Потёмкину недолго оставалось наслаждаться обществом сэра Джеймса Харриса. Англичанин почувствовал, что на своем посту в Петербурге он сделал все, что мог. Когда его друг, пророссийски настроенный политик Чарльз Джеймс Фокс вернулся в министерство в составе коалиции Фокса и Норта, Харрис обратился с просьбой отозвать его на родину, пока отношения с Россией еще не разладились. Последняя встреча сэра Джеймса и князя состоялась весной, когда Потёмкин был чрезвычайно занят своими южными хлопотами. Двадцатого августа 1783 года, уже после отъезда Потёмкина, Харрис получил прощальную аудиенцию императрицы и затем отправился домой.[58]

Харрис напрасно возлагал надежды на человека, который охотно ратовал за союз с Англией, но на самом деле проводил совершенно иную политику на юге. Когда Россия договорилась о союзе с Австрией, стало очевидно, что Потёмкин вводил Харриса в заблуждение.

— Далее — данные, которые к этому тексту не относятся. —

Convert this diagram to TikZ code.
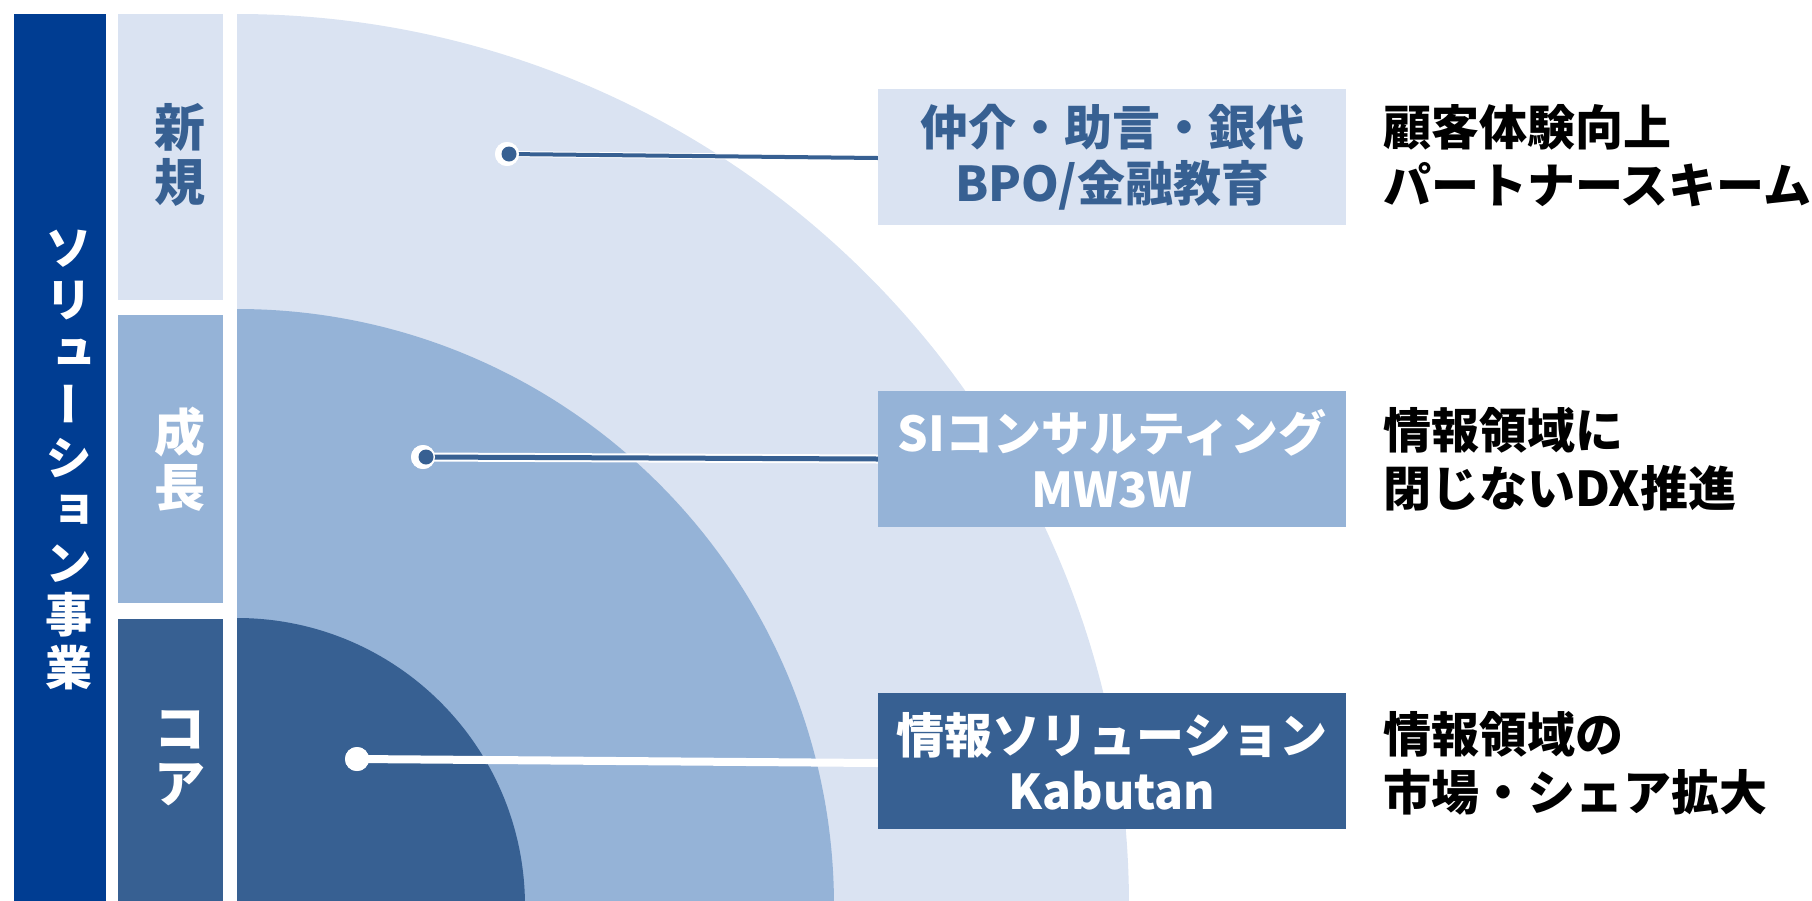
\documentclass[tikz,border=0pt]{standalone}
\usepackage{fontspec}
\setmainfont{Noto Sans CJK JP}
\newfontfamily\vjp{Noto Sans CJK JP}[RawFeature=+vert]
\definecolor{barblue}{HTML}{003D92}
\definecolor{lightb}{HTML}{DAE3F2}
\definecolor{midb}{HTML}{95B3D7}
\definecolor{darkb}{HTML}{376092}
\tikzset{
  catbox/.style={rectangle, inner sep=0pt, minimum width=105pt, anchor=north west},
  cattext/.style={inner sep=0pt, font=\bfseries\fontsize{51}{55}\selectfont, align=center},
  labbox/.style={rectangle, inner sep=0pt, minimum width=468pt, minimum height=136pt, font=\bfseries\fontsize{48}{56}\selectfont, align=center},
  sidetext/.style={anchor=west, inner sep=0pt, align=left, font=\bfseries\fontsize{48}{58}\selectfont, text=black},
  ring/.style={circle, fill=white, inner sep=0pt, minimum size=24pt},
  core/.style={circle, fill=darkb, inner sep=0pt, minimum size=15pt},
}
\begin{document}
\begin{tikzpicture}[x=1pt,y=-1pt]
\useasboundingbox (0,0) rectangle (1812,900);
\begin{scope}
\clip (0,0) rectangle (1812,900);
% quarter discs
\fill[lightb] (237,906) -- ++(892,0) arc[start angle=0, end angle=-90, radius=892] -- cycle;
\fill[midb] (237,906) -- ++(597,0) arc[start angle=0, end angle=-90, radius=597] -- cycle;
\fill[darkb] (237,906) -- ++(288,0) arc[start angle=0, end angle=-90, radius=288] -- cycle;
% left bar
\node[rectangle, fill=barblue, inner sep=0pt, minimum width=92pt, minimum height=900pt, anchor=north west] (bar) at (14,14) {};
% category boxes
\node[catbox, fill=lightb, minimum height=286pt] (k1) at (118,14) {};
\node[catbox, fill=midb, minimum height=288pt] (k2) at (118,315) {};
\node[catbox, fill=darkb, minimum height=300pt] (k3) at (118,619) {};
\end{scope}
\node[cattext, text=darkb] (t1) at (180,155) {新\\規};
\node[cattext, text=white] (t2) at (180,459) {成\\長};
\node[cattext, text=white] (t3) at (180,758) {コ\\ア};
% vertical title
\node[inner sep=0pt, align=center, text=white, font=\vjp\bfseries\fontsize{47}{52.5}\selectfont] (title) at (69,460) {ソ\\リ\\ュ\\ー\\シ\\ョ\\ン\\事\\業};
% label boxes
\node[labbox, fill=lightb, text=darkb] (b1) at (1112,157) {仲介・助言・銀代\\BPO/金融教育};
\node[labbox, fill=midb, text=white] (b2) at (1112,459) {SIコンサルティング\\MW3W};
\node[labbox, fill=darkb, text=white] (b3) at (1112,761) {情報ソリューション\\Kabutan};
% side texts
\node[sidetext] (s1) at (1383,156) {顧客体験向上\\パートナースキーム};
\node[sidetext] (s2) at (1383,459) {情報領域に\\閉じないDX推進};
\node[sidetext] (s3) at (1383,763) {情報領域の\\市場・シェア拡大};
% dots
\node[ring] (r1) at (507,154) {};
\node[ring] (r2) at (423,457) {};
\node[ring] (r3) at (357,759) {};
\coordinate (e1) at ([yshift=-1pt]b1.west);
\coordinate (e2) at (b2.west);
\coordinate (e3) at ([yshift=-2pt]b3.west);
% connectors
\draw[white, line width=6pt] (r1.center) -- (e1);
\draw[darkb, line width=4pt] (r1.center) -- (e1);
\draw[white, line width=9pt] (r2.center) -- (e2);
\draw[darkb, line width=5pt] (r2.center) -- (e2);
\draw[white, line width=8pt] (r3.center) -- (e3);
% dots on top
\node[ring] at (r1) {};
\node[core] (c1) at ([xshift=2pt]r1.center) {};
\node[ring] at (r2) {};
\node[core] (c2) at ([xshift=3pt]r2.center) {};
\node[ring] at (r3) {};
\end{tikzpicture}
\end{document}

Сэр Джеймс покинул Петербург, состоя на хорошем счету в Лондоне, потому что его роль потёмкинского друга и наставника в освоении английской культуры позволила ему войти в круг приближенных к властной верхушке, что ранее не удавалось никому из послов. Однако он, вероятно, питал смешанные чувства к Потёмкину, который обвел его вокруг пальца. «Князь Потёмкин больше не принадлежит к числу наших друзей», – с грустью пишет он Чарльзу Джеймсу Фоксу. Судя по архивам Потёмкина, еще много лет они состояли в приятельской переписке. Харрис часто рекомендовал князю британских путешественников – одним из них был мемуарист архидиакон Кокс. «Знаю, что должен извиниться перед Вами, – пишет Харрис, – …но мне хорошо известно, как Вы симпатизируете литераторам…» Екатерина пришла к выводу, что Харрис – «скандалист и интриган». Потёмкин был склонен увлекаться своими друзьями, но затем быстро охладевал к ним. Следующему английскому послу он сообщил, что оказал большую помощь Харрису, который «все испортил», и жаловался Безбородко, что Харрис был человеком «коварным, лживым и весьма непохвальных качеств». В дальнейшем их дружба не выдержала натиска той враждебности, которая усиливалась в Англии по отношению к России – вот еще один пример того, как политика разлучает друзей [21].